**Goal of the exercise**
List every line below containing "that".

##### Data extract #####

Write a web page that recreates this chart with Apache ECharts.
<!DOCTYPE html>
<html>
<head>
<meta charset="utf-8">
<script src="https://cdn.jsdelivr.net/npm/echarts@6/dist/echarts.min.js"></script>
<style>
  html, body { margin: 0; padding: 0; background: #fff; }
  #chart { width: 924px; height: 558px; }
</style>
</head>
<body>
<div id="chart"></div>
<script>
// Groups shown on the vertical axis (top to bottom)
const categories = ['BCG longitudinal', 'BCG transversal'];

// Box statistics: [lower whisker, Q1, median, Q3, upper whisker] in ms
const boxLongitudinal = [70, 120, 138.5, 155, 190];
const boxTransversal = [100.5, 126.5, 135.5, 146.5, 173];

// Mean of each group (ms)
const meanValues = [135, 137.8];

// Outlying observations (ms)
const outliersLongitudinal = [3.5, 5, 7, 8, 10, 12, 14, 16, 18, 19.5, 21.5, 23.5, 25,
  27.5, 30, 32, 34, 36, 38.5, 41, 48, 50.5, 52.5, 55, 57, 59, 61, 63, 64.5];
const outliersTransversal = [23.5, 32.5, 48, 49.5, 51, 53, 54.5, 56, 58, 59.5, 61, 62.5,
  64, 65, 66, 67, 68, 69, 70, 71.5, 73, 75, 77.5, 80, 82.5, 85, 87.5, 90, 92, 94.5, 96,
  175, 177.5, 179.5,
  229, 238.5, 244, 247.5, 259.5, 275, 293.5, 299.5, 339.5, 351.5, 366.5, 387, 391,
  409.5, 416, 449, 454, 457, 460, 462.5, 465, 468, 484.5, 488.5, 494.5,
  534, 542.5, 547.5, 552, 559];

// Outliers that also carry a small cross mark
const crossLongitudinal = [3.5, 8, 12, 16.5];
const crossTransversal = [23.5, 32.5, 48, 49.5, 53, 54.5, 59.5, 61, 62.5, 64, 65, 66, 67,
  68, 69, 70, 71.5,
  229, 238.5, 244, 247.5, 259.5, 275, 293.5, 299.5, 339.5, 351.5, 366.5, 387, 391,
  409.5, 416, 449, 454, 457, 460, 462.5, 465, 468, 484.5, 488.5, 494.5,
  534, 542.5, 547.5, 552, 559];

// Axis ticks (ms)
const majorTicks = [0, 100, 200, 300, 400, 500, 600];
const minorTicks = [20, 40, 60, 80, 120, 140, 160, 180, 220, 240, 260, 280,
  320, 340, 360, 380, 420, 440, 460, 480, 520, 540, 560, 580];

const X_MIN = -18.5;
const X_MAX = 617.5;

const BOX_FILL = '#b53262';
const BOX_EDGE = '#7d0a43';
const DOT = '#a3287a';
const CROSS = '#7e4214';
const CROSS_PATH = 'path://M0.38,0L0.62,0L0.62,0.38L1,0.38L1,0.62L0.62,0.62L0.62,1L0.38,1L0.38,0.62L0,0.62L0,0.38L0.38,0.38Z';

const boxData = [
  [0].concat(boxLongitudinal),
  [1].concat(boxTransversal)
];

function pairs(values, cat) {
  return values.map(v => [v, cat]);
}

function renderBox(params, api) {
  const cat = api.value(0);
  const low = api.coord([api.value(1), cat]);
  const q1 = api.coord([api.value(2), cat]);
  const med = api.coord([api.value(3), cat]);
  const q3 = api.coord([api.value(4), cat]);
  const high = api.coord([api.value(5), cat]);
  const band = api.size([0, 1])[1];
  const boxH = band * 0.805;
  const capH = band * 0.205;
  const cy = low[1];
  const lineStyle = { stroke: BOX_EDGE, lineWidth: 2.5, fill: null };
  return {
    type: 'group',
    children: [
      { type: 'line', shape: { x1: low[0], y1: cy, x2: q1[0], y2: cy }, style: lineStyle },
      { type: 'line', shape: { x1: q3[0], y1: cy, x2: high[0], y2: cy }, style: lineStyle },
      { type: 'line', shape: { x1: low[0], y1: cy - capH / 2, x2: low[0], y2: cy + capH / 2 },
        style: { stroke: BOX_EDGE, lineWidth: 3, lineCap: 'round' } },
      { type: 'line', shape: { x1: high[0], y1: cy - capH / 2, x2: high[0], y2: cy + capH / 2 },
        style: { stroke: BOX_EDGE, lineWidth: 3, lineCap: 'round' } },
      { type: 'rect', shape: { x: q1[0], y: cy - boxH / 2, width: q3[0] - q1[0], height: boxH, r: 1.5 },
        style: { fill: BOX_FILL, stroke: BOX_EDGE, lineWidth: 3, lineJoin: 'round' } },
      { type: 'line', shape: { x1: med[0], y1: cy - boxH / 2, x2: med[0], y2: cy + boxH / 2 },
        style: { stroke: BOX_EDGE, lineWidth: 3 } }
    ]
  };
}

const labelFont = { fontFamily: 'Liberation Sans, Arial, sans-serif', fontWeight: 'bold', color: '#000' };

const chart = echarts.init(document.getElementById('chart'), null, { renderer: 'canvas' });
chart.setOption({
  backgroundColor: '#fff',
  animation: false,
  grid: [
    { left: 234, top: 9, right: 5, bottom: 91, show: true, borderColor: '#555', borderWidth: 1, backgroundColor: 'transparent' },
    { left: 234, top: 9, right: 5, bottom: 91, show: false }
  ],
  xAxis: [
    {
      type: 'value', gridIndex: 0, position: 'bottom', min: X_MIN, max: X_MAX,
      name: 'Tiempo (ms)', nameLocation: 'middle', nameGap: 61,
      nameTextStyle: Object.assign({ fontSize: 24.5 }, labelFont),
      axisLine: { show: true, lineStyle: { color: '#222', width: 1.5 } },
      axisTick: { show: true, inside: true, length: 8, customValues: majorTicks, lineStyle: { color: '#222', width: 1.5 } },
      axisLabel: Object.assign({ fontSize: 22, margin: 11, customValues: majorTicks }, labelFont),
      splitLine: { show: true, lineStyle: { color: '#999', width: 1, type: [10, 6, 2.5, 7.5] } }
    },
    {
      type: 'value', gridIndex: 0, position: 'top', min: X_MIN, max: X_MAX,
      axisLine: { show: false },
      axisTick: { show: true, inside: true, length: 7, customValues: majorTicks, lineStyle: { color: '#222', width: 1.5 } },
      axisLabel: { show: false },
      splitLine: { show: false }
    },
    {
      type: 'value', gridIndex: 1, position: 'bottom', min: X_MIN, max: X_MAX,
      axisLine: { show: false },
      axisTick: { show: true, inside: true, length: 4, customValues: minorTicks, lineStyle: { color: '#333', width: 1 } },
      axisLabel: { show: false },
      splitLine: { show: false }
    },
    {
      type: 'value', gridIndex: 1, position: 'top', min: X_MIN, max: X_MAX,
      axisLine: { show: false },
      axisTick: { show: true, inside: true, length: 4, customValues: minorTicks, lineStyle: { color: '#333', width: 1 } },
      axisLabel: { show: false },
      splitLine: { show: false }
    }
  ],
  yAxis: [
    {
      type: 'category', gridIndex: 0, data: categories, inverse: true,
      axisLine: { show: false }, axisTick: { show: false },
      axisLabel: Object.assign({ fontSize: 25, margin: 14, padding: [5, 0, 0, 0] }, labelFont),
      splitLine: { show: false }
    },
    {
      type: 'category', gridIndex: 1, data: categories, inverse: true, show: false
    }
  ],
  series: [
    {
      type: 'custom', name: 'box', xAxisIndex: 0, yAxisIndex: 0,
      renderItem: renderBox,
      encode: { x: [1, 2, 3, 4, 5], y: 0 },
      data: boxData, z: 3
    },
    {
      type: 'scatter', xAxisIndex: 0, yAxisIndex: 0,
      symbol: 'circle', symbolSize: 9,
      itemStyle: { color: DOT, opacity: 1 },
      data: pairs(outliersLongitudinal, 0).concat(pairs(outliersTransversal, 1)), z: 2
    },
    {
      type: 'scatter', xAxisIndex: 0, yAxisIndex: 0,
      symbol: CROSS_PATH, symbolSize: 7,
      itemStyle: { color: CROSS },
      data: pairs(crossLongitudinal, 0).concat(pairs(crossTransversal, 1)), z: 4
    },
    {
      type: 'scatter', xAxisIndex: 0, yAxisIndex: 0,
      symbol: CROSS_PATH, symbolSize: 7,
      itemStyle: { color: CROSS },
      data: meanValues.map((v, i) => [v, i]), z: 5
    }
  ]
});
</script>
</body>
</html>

#####

**The result**
Write a web page that recreates this chart with Apache ECharts.
// Outliers that also carry a small cross mark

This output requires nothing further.